Głównymi aktorami tego spektaklu były cztery łabędzie, które cała zimę spędziły w zagrodzie obok siedziby Nadleśnictwa Krynki w Poczopku. Dziś ptaki zostały przeniesione nad miejscowy zbiornik, gdzie zażyły pierwszej wiosennej kąpieli. Przy okazji łabędzie przepowiedziały tez pogodę na najbliższy rok.
Przez całą sobotę w Poczopku trwało Święto Brzozy. Jego uczestnicy usłyszeli, dlaczego warto pić brzozowy sok i jak należy go pozyskiwać.
- To wspaniałe lekarstwo na wiosenne osłabienie, ale znawcy tematu twierdzą, że warto go pić przez cały rok - powiedział Waldemar Sieradzki, nadleśniczy z Poczopka.
Był też pokaz wypalania dziegciu i pochód do lasu z Brzozową Panią. Ogromnym zainteresowaniem cieszyło się widowisko wypuszczenia z ogrodzenia bocianów, które przezimowały w Poczopku. W ślad za bocianami podążyły cztery łabędzie. Leśnicy w asyście Brzozowej Pani i grajka przenieśli ptaki nad pobliski zalew.

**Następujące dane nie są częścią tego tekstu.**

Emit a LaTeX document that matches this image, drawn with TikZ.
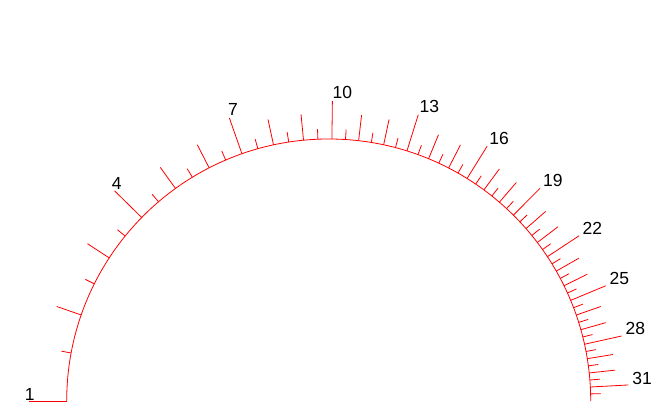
\documentclass[tikz,border=0pt]{standalone}
\usepackage{fontspec}
\setmainfont{Liberation Sans}
\begin{document}
\begin{tikzpicture}[x=1pt,y=1pt,
  scaleline/.style={draw=red, line width=0.8pt},
  lbl/.style={anchor=south west, inner sep=1pt, text=black,
              font=\fontsize{17.5}{20}\selectfont}]
\useasboundingbox (0,0) rectangle (655,415);
\coordinate (C) at (328.7,14);
% arc
\draw[scaleline] ([shift={(180:262)}]C) arc[start angle=180, end angle=0, radius=262];
% ticks every 0.5 from 1 to 31.5 ; angle = 240 - 60 * v^0.4
\foreach \i in {2,...,63}{
  \pgfmathsetmacro{\v}{\i/2}
  \pgfmathsetmacro{\ang}{240-60*pow(\v,0.4)}
  \pgfmathsetmacro{\len}{mod(\i,6)==2 ? 38 : (mod(\i,2)==0 ? 26 : 10)}
  \pgfmathsetmacro{\rr}{262+\len}
  \draw[scaleline] ([shift={(\ang:262)}]C) -- ([shift={(\ang:\rr)}]C);
}
% labels
\foreach \n in {1,4,...,31}{
  \pgfmathsetmacro{\ang}{240-60*pow(\n,0.4)}
  \pgfmathsetmacro{\dx}{4*cos(\ang)-1}
  \pgfmathsetmacro{\dy}{1.5*sin(\ang)-0.5}
  \node[lbl, xshift=\dx pt, yshift=\dy pt] (l\n) at ([shift={(\ang:300)}]C) {\n};
}
\end{tikzpicture}
\end{document}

- Proszę uważnie obserwować, jak łabędzie będą wchodziły do wody. Na tej podstawie przepowiemy pogodę na najbliższy rok - podkreślił nadleśniczy Sieradzki.
Pierwszy ptak, zanim zanurzył się w wodach zalewu, wywinął widowiskowego fikołka. Pozostałe łabędzie wodowały dużo spokojniej.
- Połączę się telefonicznie z Centrum Prognoz Starożytnych w Atenach i po konsultacji ze specjalistami podam, co oznacza takie zachowanie ptaków - zapowiedział Waldemar Sieradzki.
Po chwili wszystko było już jasne.
- Otóż lato będzie łagodne i mokre. Spodziewajmy się sporo słońca, ale też dużo deszczu. Czeka nas w miarę ciepła jesień. Po niej przyjdzie krótka, ale wyjątkowo mroźna zima - usłyszeli zebrani wokół zalewu.
Ponoć prognozy pogody z Poczopka zawsze się sprawdzają. Warto je zatem zapamiętać!